AIM OF THE TASK: Reproduce, please, the span of lines beginning at the line with "Recreate this image" and ending at the line with "(hr) at (766,51)", inclusive, minus any pictures.
==== MATERIAL SHOWN ====
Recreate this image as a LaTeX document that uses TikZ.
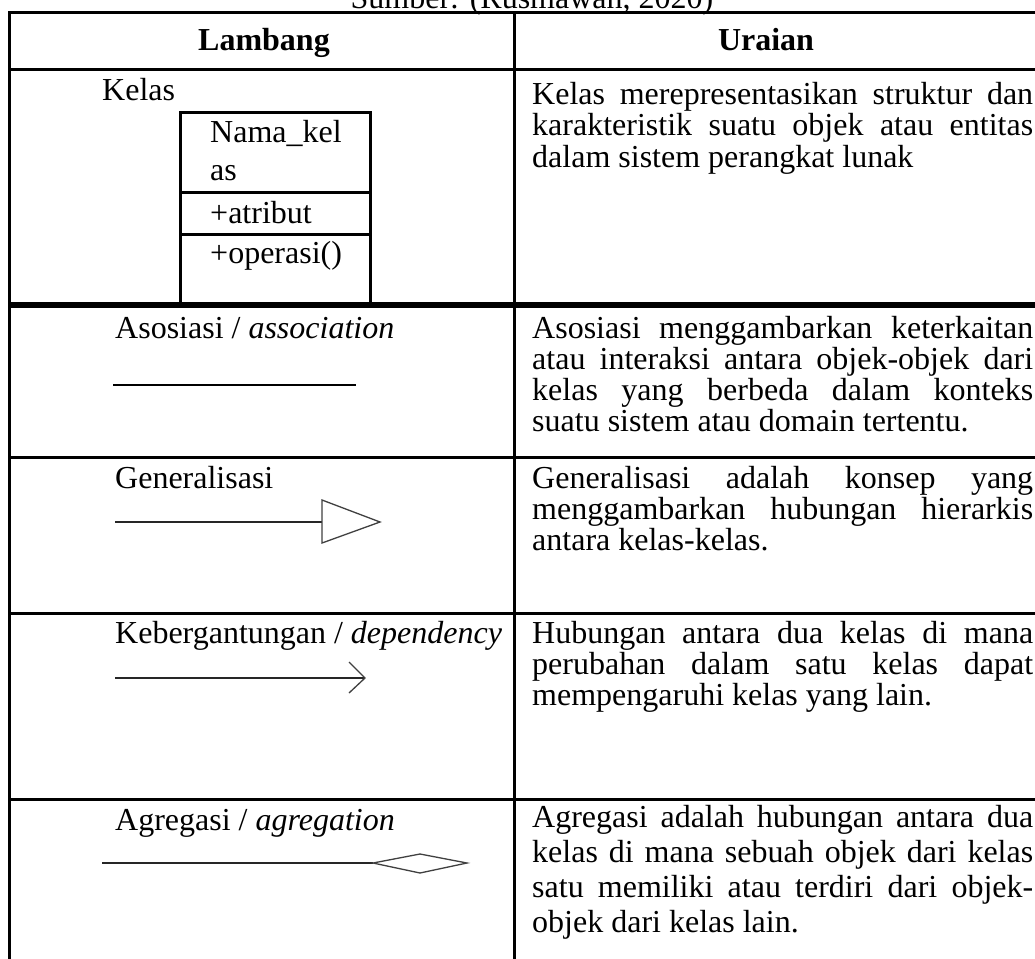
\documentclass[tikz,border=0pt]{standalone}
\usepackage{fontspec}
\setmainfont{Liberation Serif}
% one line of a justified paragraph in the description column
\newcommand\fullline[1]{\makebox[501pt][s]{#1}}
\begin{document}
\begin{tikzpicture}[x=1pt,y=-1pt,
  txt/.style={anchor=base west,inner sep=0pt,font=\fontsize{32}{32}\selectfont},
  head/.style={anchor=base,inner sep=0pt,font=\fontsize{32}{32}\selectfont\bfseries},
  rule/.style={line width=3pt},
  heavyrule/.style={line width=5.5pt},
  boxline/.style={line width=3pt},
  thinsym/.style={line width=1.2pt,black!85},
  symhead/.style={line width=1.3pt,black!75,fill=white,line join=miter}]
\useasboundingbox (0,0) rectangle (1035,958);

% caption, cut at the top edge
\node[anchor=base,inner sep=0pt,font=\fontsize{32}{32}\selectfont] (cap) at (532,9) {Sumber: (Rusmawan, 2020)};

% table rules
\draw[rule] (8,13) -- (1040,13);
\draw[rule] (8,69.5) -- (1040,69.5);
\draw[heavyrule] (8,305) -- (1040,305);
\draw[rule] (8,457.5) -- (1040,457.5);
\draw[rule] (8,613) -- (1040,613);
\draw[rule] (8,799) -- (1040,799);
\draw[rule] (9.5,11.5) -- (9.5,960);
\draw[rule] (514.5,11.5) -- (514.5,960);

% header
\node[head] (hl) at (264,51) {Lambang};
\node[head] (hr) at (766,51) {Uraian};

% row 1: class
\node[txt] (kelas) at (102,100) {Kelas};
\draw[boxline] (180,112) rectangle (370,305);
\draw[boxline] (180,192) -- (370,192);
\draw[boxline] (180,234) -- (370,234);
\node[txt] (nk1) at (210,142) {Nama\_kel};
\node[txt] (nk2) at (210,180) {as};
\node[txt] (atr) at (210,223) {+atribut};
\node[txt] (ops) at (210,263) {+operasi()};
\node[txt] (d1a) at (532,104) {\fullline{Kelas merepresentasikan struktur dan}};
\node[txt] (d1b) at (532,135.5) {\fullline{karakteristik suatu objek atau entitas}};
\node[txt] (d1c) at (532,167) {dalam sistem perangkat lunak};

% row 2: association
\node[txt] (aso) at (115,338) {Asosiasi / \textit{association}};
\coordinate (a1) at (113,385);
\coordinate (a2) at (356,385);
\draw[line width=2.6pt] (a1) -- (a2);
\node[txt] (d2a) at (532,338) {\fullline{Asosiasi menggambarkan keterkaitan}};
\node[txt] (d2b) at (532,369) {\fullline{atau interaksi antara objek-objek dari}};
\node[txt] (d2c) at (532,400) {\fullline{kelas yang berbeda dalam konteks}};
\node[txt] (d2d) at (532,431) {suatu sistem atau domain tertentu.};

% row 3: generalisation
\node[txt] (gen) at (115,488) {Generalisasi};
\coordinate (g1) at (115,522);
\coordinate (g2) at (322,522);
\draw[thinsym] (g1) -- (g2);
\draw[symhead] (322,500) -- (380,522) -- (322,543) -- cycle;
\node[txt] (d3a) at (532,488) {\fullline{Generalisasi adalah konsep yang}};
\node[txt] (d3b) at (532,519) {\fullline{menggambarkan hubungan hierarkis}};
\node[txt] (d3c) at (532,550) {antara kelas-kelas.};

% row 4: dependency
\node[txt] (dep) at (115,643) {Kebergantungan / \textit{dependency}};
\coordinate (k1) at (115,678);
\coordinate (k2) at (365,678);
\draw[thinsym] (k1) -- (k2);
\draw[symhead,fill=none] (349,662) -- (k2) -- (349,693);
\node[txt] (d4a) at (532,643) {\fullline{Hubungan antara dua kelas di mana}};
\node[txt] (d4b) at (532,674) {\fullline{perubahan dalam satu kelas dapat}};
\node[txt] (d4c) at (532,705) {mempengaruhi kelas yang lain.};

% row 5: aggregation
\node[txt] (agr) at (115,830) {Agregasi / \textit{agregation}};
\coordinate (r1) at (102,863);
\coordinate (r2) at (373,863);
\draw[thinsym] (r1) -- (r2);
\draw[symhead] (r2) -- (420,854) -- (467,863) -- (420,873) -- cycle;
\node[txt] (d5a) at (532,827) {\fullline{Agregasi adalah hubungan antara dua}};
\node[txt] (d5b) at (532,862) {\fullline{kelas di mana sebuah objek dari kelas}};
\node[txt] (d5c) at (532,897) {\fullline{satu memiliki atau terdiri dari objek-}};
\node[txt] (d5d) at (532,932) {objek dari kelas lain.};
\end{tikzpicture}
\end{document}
====
==== MATERIAL SHOWN ====
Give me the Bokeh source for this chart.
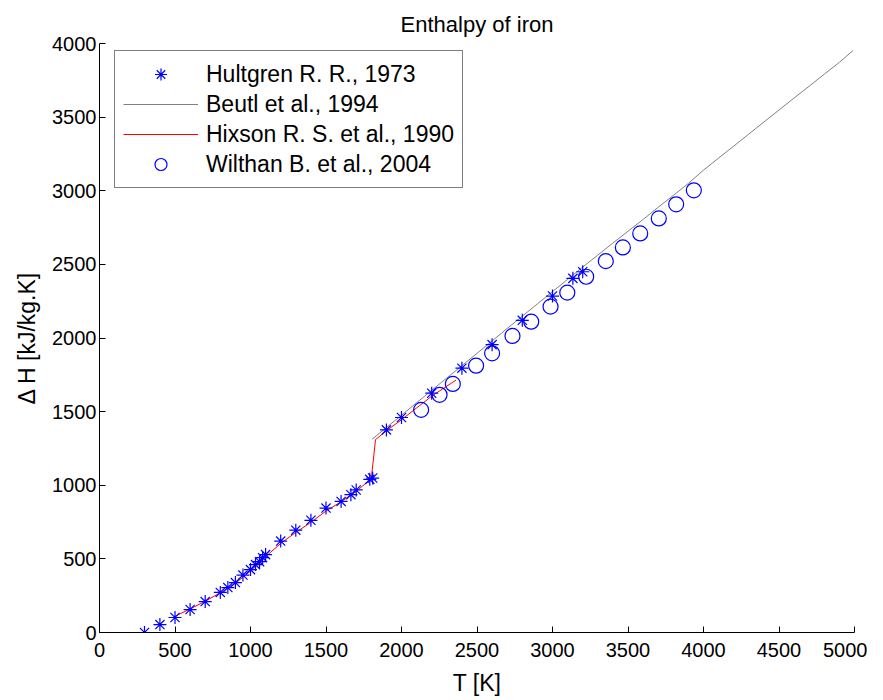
====
COMPLETED TASK:
Recreate this image as a LaTeX document that uses TikZ.
\documentclass[tikz,border=0pt]{standalone}
\usepackage{fontspec}
\setmainfont{Liberation Serif}
% one line of a justified paragraph in the description column
\newcommand\fullline[1]{\makebox[501pt][s]{#1}}
\begin{document}
\begin{tikzpicture}[x=1pt,y=-1pt,
  txt/.style={anchor=base west,inner sep=0pt,font=\fontsize{32}{32}\selectfont},
  head/.style={anchor=base,inner sep=0pt,font=\fontsize{32}{32}\selectfont\bfseries},
  rule/.style={line width=3pt},
  heavyrule/.style={line width=5.5pt},
  boxline/.style={line width=3pt},
  thinsym/.style={line width=1.2pt,black!85},
  symhead/.style={line width=1.3pt,black!75,fill=white,line join=miter}]
\useasboundingbox (0,0) rectangle (1035,958);

% caption, cut at the top edge
\node[anchor=base,inner sep=0pt,font=\fontsize{32}{32}\selectfont] (cap) at (532,9) {Sumber: (Rusmawan, 2020)};

% table rules
\draw[rule] (8,13) -- (1040,13);
\draw[rule] (8,69.5) -- (1040,69.5);
\draw[heavyrule] (8,305) -- (1040,305);
\draw[rule] (8,457.5) -- (1040,457.5);
\draw[rule] (8,613) -- (1040,613);
\draw[rule] (8,799) -- (1040,799);
\draw[rule] (9.5,11.5) -- (9.5,960);
\draw[rule] (514.5,11.5) -- (514.5,960);

% header
\node[head] (hl) at (264,51) {Lambang};
\node[head] (hr) at (766,51) {Uraian};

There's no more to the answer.